Suicide au TPIY
Evènement macabre lors du dernier verdict prononcé par le Tribunal pénal international pour l'ex-Yougoslavie (TPIY) : après avoir avalé une fiole de poison à la lecture de sa sentence, le général des Croates de Bosnie Slobodan Praljak est décédé par la suite à l'hôpital. De nombreux journaux voient dans ce suicide un revers pour le tribunal et la preuve que les plaies de la guerre de Yougoslavie sont loin d'être refermées.
Du grain à moudre pour les nationalistes
Le suicide de Praljak est un revers pour le TPIY alors que le tribunal ferme ses portes à la fin de l'année commente De Telegraaf :
«En avalant une fiole de poison, il a délibérément offensé le tribunal, conscient que cet acte ferait de lui un héros auprès de nombreux Croates. ... Cet épisode alimentera les théories du complot des nationalistes, ce qui pourrait raviver le nationalisme dans les Etats d'ex-Yougoslavie. Les juges ont traduit en justice 161 accusés et ont réalisé un travail excellent. Mais les procédures ont traîné en longueur et le fait que Praljak ait pu introduire une fiole de poison en salle d'audience est une erreur qu'on n'est pas près d'oublier dans les Balkans.»

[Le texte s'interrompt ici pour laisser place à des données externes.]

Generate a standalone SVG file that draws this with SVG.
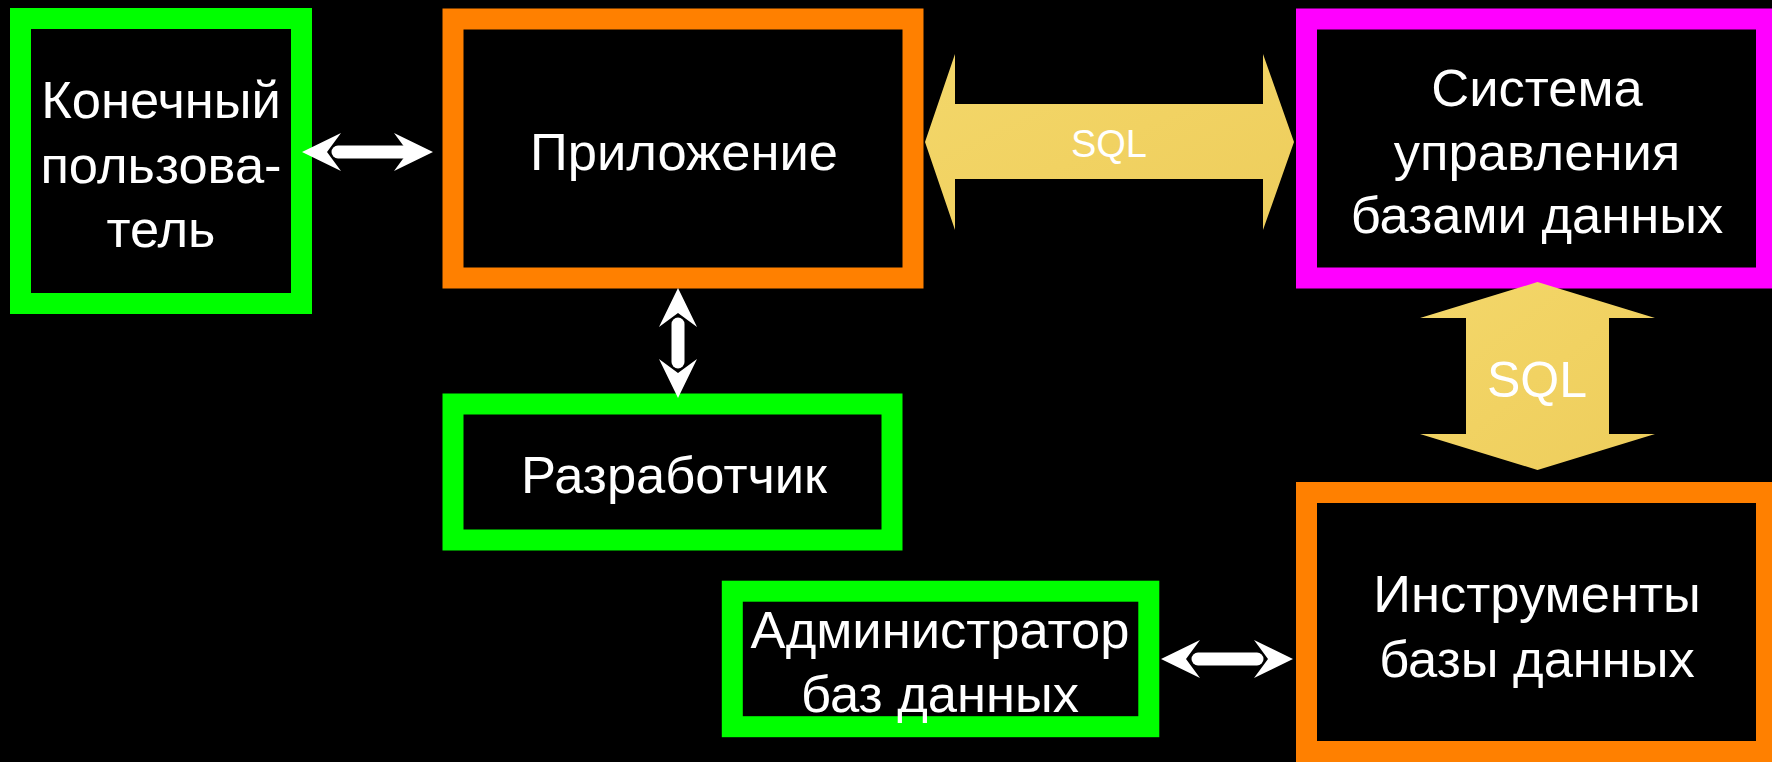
<svg xmlns="http://www.w3.org/2000/svg" xmlns:xlink="http://www.w3.org/1999/xlink" width="1772" height="762" viewBox="0 0 1772 762">
<style>
.box{fill:#000;stroke-width:21}
.green{stroke:#00FF00}
.orange{stroke:#FF8000}
.magenta{stroke:#FF00FF}
.t{font-family:"Liberation Sans",Arial,sans-serif;font-size:52.5px;fill:#fff;text-anchor:middle}
.bar{stroke:#fff;stroke-width:13;stroke-linecap:round;fill:none}
.gold{fill:url(#goldGrad)}
</style>
<defs>
<linearGradient id="goldGrad" x1="0" y1="0" x2="1" y2="1">
<stop offset="0" stop-color="#F3D76A"/>
<stop offset="0.5" stop-color="#F1D262"/>
<stop offset="1" stop-color="#EDCD5C"/>
</linearGradient>
<path id="head" d="M0,0 L-39,-19 L-25,0 L-39,19 Z" fill="#fff"/>
</defs>
<rect width="1772" height="762" fill="#000"/>

<g id="end-user">
<rect class="box green" x="20.5" y="18.5" width="281" height="285"/>
<text class="t" x="161" y="118">Конечный</text>
<text class="t" x="161" y="183">пользова-</text>
<text class="t" x="161" y="247">тель</text>
</g>

<g id="application">
<rect class="box orange" x="453" y="19" width="460" height="259"/>
<text class="t" x="684" y="170">Приложение</text>
</g>

<g id="dbms">
<rect class="box magenta" x="1306.5" y="19" width="460" height="259"/>
<text class="t" x="1537" y="106">Система</text>
<text class="t" x="1537" y="170">управления</text>
<text class="t" x="1537" y="233">базами данных</text>
</g>

<g id="developer">
<rect class="box green" x="453" y="404" width="439" height="136"/>
<text class="t" x="674" y="493">Разработчик</text>
</g>

<g id="db-tools">
<rect class="box orange" x="1306.5" y="492.5" width="460" height="259"/>
<text class="t" x="1537" y="612">Инструменты</text>
<text class="t" x="1537" y="677">базы данных</text>
</g>

<g id="dba">
<rect class="box green" x="732.3" y="591.2" width="416.5" height="135.5"/>
<text class="t" x="940" y="648">Администратор</text>
<text class="t" x="940" y="712">баз данных</text>
</g>

<g id="connectors">
<g id="sql-horizontal">
<polygon class="gold" points="925,142 955,54 955,104 1263,104 1263,54 1294,142 1263,230 1263,179 955,179 955,230"/>
<text class="t" x="1109" y="157" style="font-size:38px">SQL</text>
</g>
<g id="sql-vertical">
<polygon class="gold" points="1537.5,282 1655,318 1609,318 1609,434 1655,434 1537.5,470 1420,434 1466,434 1466,318 1420,318"/>
<text class="t" x="1537" y="397" style="font-size:50px">SQL</text>
</g>
<g id="user-app">
<line class="bar" x1="338" y1="152" x2="403" y2="152"/>
<use xlink:href="#head" transform="translate(433,152)"/>
<use xlink:href="#head" transform="translate(302,152) rotate(180)"/>
</g>
<g id="app-dev">
<line class="bar" x1="678" y1="324" x2="678" y2="362"/>
<use xlink:href="#head" transform="translate(678,288) rotate(-90)"/>
<use xlink:href="#head" transform="translate(678,398) rotate(90)"/>
</g>
<g id="dba-tools">
<line class="bar" x1="1198" y1="659" x2="1257" y2="659"/>
<use xlink:href="#head" transform="translate(1293,659)"/>
<use xlink:href="#head" transform="translate(1161,659) rotate(180)"/>
</g>
</g>
</svg>
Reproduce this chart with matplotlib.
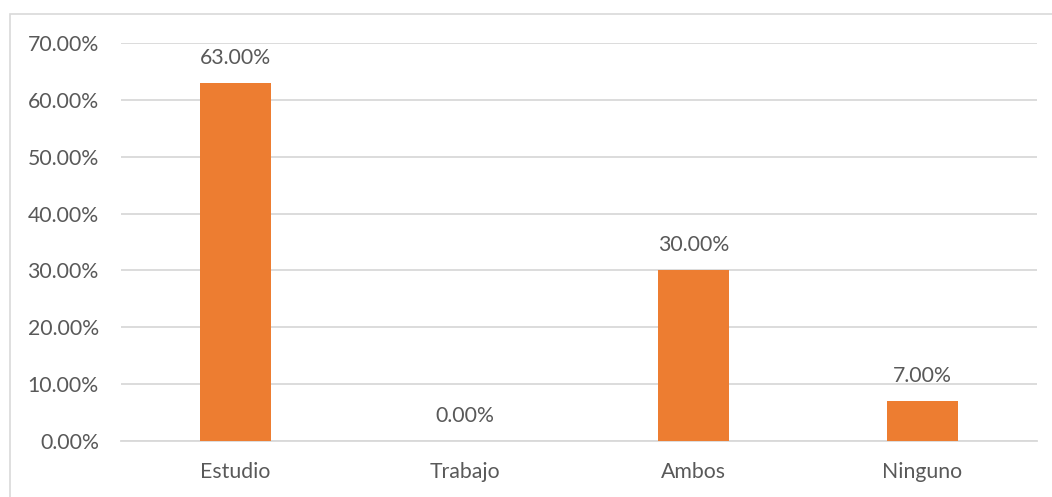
import matplotlib.pyplot as plt
from matplotlib.patches import Rectangle
import numpy as np

categories = ['Estudio', 'Trabajo', 'Ambos', 'Ninguno']
values = [63.0, 0.0, 30.0, 7.0]
yticks = [0, 10, 20, 30, 40, 50, 60, 70]

plt.rcParams['font.family'] = ['Lato', 'DejaVu Sans']
txt = '#595959'
grid = '#d9d9d9'
fs = 15.3

fig = plt.figure(figsize=(10.52, 4.97), dpi=100)
ax = fig.add_axes([121/1052, 1-441/497, (1037-121)/1052, (441-43)/497])

# outer chart border
fig.patches.append(Rectangle((10/1052, -0.05), 1.1, 1-14/497+0.05, transform=fig.transFigure,
                             fill=False, edgecolor=grid, linewidth=1.2))

x = np.arange(len(categories))
ax.bar(x, values, width=0.313, color='#ED7D31', zorder=3)
for xi, v in zip(x, values):
    ax.annotate('%.2f%%' % v, (xi, v), xytext=(0, 18), textcoords='offset points',
                ha='center', va='center', fontsize=fs, color=txt)

ax.set_xlim(-0.5, len(categories) - 0.5)
ax.set_ylim(0, 70)
ax.set_yticks(yticks)
ax.set_yticklabels(['%.2f%%' % t for t in yticks])
ax.set_xticks(x)
ax.set_xticklabels(categories)
ax.yaxis.grid(True, color=grid, linewidth=1.3, zorder=0)
ax.tick_params(axis='y', length=0, pad=16, labelsize=fs, labelcolor=txt)
ax.tick_params(axis='x', length=0, pad=15, labelsize=fs, labelcolor=txt)
for s in ['top', 'right', 'left']:
    ax.spines[s].set_visible(False)
ax.spines['bottom'].set_color(grid)
ax.spines['bottom'].set_linewidth(1.3)

fig.savefig('out.png', dpi=100)
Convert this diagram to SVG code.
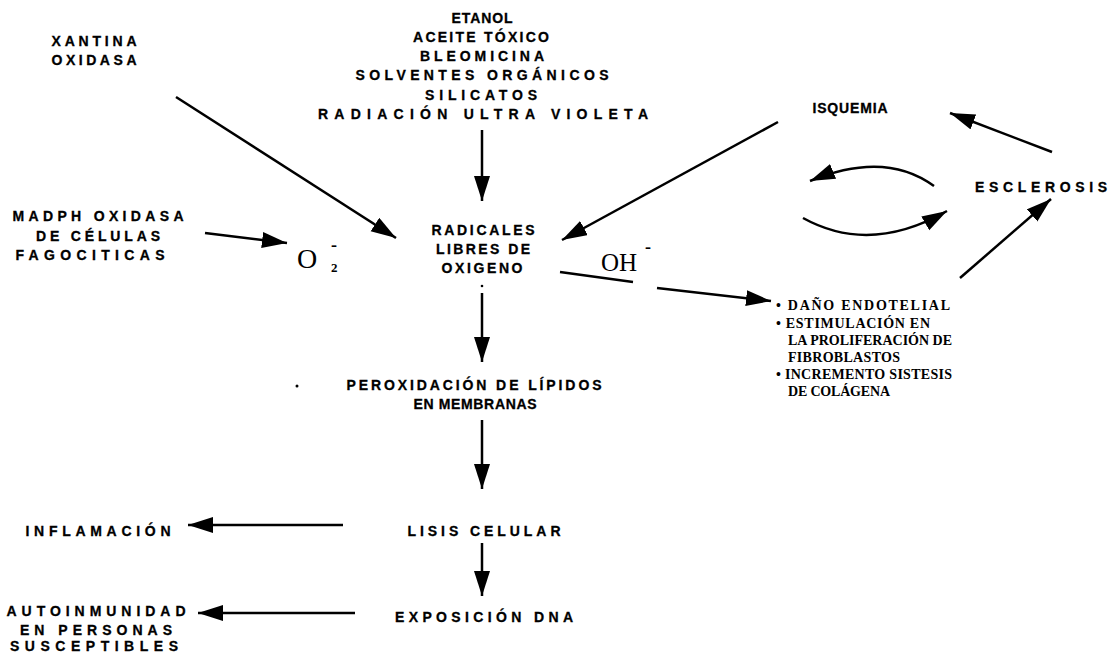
<svg xmlns="http://www.w3.org/2000/svg" width="1112" height="652" viewBox="0 0 1112 652">
<defs>
<marker id="ah" markerUnits="userSpaceOnUse" markerWidth="28" markerHeight="18" refX="25" refY="8" orient="auto">
<path d="M0,0 L25,8 L0,16 Z" fill="#000"/>
</marker>
<style>
.t{font-family:"Liberation Sans",Arial,sans-serif;font-weight:bold;font-size:14px;fill:#000;text-anchor:middle;stroke:#000;stroke-width:0.3}
.s{font-family:"Liberation Serif","Times New Roman",serif;font-weight:bold;font-size:14px;fill:#000}
.c{font-family:"Liberation Serif","Times New Roman",serif;fill:#000}
.e{fill:none;stroke:#000;stroke-width:2.5}
.a{fill:none;stroke:#000;stroke-width:2.5;marker-end:url(#ah)}
</style>
</defs>
<rect width="1112" height="652" fill="#fff"/>

<g id="agentes">
<text class="t" x="482" y="23" textLength="61" lengthAdjust="spacing">ETANOL</text>
<text class="t" x="481" y="42" textLength="136" lengthAdjust="spacing">ACEITE TÓXICO</text>
<text class="t" x="482" y="61" textLength="124" lengthAdjust="spacing">BLEOMICINA</text>
<text class="t" x="482" y="80" textLength="253" lengthAdjust="spacing">SOLVENTES ORGÁNICOS</text>
<text class="t" x="481" y="100" textLength="112" lengthAdjust="spacing">SILICATOS</text>
<text class="t" x="483" y="119" textLength="330" lengthAdjust="spacing">RADIACIÓN ULTRA VIOLETA</text>
</g>
<g id="xantina">
<text class="t" x="94" y="46" textLength="85" lengthAdjust="spacing">XANTINA</text>
<text class="t" x="94" y="65" textLength="85" lengthAdjust="spacing">OXIDASA</text>
</g>
<g id="madph">
<text class="t" x="98" y="221" textLength="171" lengthAdjust="spacing">MADPH OXIDASA</text>
<text class="t" x="98" y="241" textLength="124" lengthAdjust="spacing">DE CÉLULAS</text>
<text class="t" x="90" y="260" textLength="149" lengthAdjust="spacing">FAGOCITICAS</text>
</g>
<g id="o2">
<text class="c" x="297" y="268" font-size="28">O</text>
<text class="c" x="331" y="251" font-size="18" font-weight="bold">-</text>
<text class="c" x="331" y="272" font-size="13" font-weight="bold">2</text>
</g>
<g id="radicales">
<text class="t" x="483" y="235" textLength="103" lengthAdjust="spacing">RADICALES</text>
<text class="t" x="483" y="254" textLength="94" lengthAdjust="spacing">LIBRES DE</text>
<text class="t" x="482" y="273" textLength="81" lengthAdjust="spacing">OXIGENO</text>
</g>
<g id="oh">
<text class="c" x="601" y="271" font-size="25">OH</text>
<text class="c" x="645" y="253" font-size="18" font-weight="bold">-</text>
</g>
<g id="isquemia">
<text class="t" x="850" y="113" textLength="75" lengthAdjust="spacing">ISQUEMIA</text>
</g>
<g id="esclerosis">
<text class="t" x="1041" y="192" textLength="132" lengthAdjust="spacing">ESCLEROSIS</text>
</g>
<g id="dano">
<text class="s" x="776" y="310" textLength="174" lengthAdjust="spacing">• DAÑO ENDOTELIAL</text>
<text class="s" x="776" y="328" textLength="154" lengthAdjust="spacing">• ESTIMULACIÓN EN</text>
<text class="s" x="788" y="345" textLength="164" lengthAdjust="spacing">LA PROLIFERACIÓN DE</text>
<text class="s" x="788" y="362" textLength="112" lengthAdjust="spacing">FIBROBLASTOS</text>
<text class="s" x="776" y="379" textLength="176" lengthAdjust="spacing">• INCREMENTO SISTESIS</text>
<text class="s" x="788" y="396" textLength="102" lengthAdjust="spacing">DE COLÁGENA</text>
</g>
<g id="peroxidacion">
<circle cx="297" cy="386" r="1.5" fill="#000"/>
<text class="t" x="474" y="390" textLength="255" lengthAdjust="spacing">PEROXIDACIÓN DE LÍPIDOS</text>
<text class="t" x="475" y="409" textLength="123" lengthAdjust="spacing">EN MEMBRANAS</text>
</g>
<g id="lisis">
<text class="t" x="484" y="536" textLength="153" lengthAdjust="spacing">LISIS CELULAR</text>
</g>
<g id="inflamacion">
<text class="t" x="98" y="536" textLength="145" lengthAdjust="spacing">INFLAMACIÓN</text>
</g>
<g id="exposicion">
<text class="t" x="484" y="622" textLength="178" lengthAdjust="spacing">EXPOSICIÓN DNA</text>
</g>
<g id="autoinmunidad">
<text class="t" x="96" y="616" textLength="179" lengthAdjust="spacing">AUTOINMUNIDAD</text>
<text class="t" x="96" y="635" textLength="152" lengthAdjust="spacing">EN PERSONAS</text>
<text class="t" x="94" y="651" textLength="168" lengthAdjust="spacing">SUSCEPTIBLES</text>
</g>

<g id="connectors">
<path class="a" d="M176,97 L396,238"/>
<path class="a" d="M482,130 L482,201"/>
<path class="a" d="M778,122 L562,240"/>
<path class="a" d="M205,233 L287,243"/>
<path class="e" d="M560,272 L633,282"/>
<path class="a" d="M657,288 L771,301"/>
<path class="a" d="M1052,152 L950,113"/>
<path class="a" d="M934,186 Q885,150 810,181"/>
<path class="a" d="M803,218 Q870,255 947,211"/>
<path class="a" d="M960,278 L1051,199"/>
<circle cx="482" cy="286" r="1.3" fill="#000"/>
<path class="a" d="M482,293 L482,362"/>
<path class="a" d="M482,420 L482,489"/>
<path class="a" d="M343,525 L188,525"/>
<path class="a" d="M482,543 L482,596"/>
<path class="a" d="M355,613 L198,613"/>
</g>
</svg>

Praljak sera érigé en martyr
Praljak n'est pas le seul à avoir tout fait pour décrédibiliser le TPIY, rappelle De Standaard :
«La plupart des accusés ont fait tout leur possible ces dernières années pour remettre en question la légitimité du tribunal. Ils ont recouru à d'interminables manœuvres pour retarder les procédures, ils se sont plaints de leur santé physique et mentale. Même Ratko Mladić y est allé de son petit show lors de sa condamnation. Il a insulté les juges, les qualifiant de 'menteurs qui devraient avoir honte'. En commettant cet acte, Praljak s'est assuré une place de choix dans les livres d'histoire de Croatie. Les criminels de guerre condamnés étant de toute façon considérés comme des martyrs en Serbie et en Croatie, Praljak deviendra certainement un héros national.»
Un geste qui visait à dénigrer le tribunal
Pour Die Welt, le suicide rappelle de manière dramatique que le traumatisme des guerres de Yougoslavie n'a pas été surmonté :
«Le suicide de Praljak est la révolte la plus radicale que l'on puisse imaginer contre le travail du tribunal de l'ONU, créé en 1993 pour faire la lumière sur les guerres de Yougoslavie. ... Le tribunal ne pouvait être que débordé par la mission qui lui avait été confiée : celle de rendre justice au lendemain d'un conflit multiethnique complexe et désastreux, que l'Europe a laissé dégénérer sans intervenir. Il n'en était pas moins juste et important de tenter de cerner de manière juridique cet 'effondrement de civilisation' qui remonte maintenant à un quart de siècle. A ce jour, ni les peuples d'ex-Yougoslavie, ni ceux du reste de l'Europe n'ont réussi à surmonter ce traumatisme - comme en témoigne le geste de Praljak.»
Une vérité complexe que personne ne veut entendre
Si le général Praljak s'est montré prêt à assumer sa part de responsabilité, il a refusé d'accepter les mensonges, estime pour sa part Jutarnji list :
«Praljak n'a jamais nié que des crimes avaient été commis et n'a jamais eu peur de la prison. ... Il s'est opposé de toutes ses forces à une perception manichéenne du conflit croato-bosniaque et du rôle joué par la Croatie en Bosnie-Herzégovine. ... Oui, les Croates ont commis des crimes, mais il faut les replacer dans le contexte de l'époque. La vérité sur la guerre n'a généré aucun écho. Pas plus à Zagreb et Sarajevo qu'à Mostar ou La Haye. Et cela, Praljak n'a pas pu l'accepter.»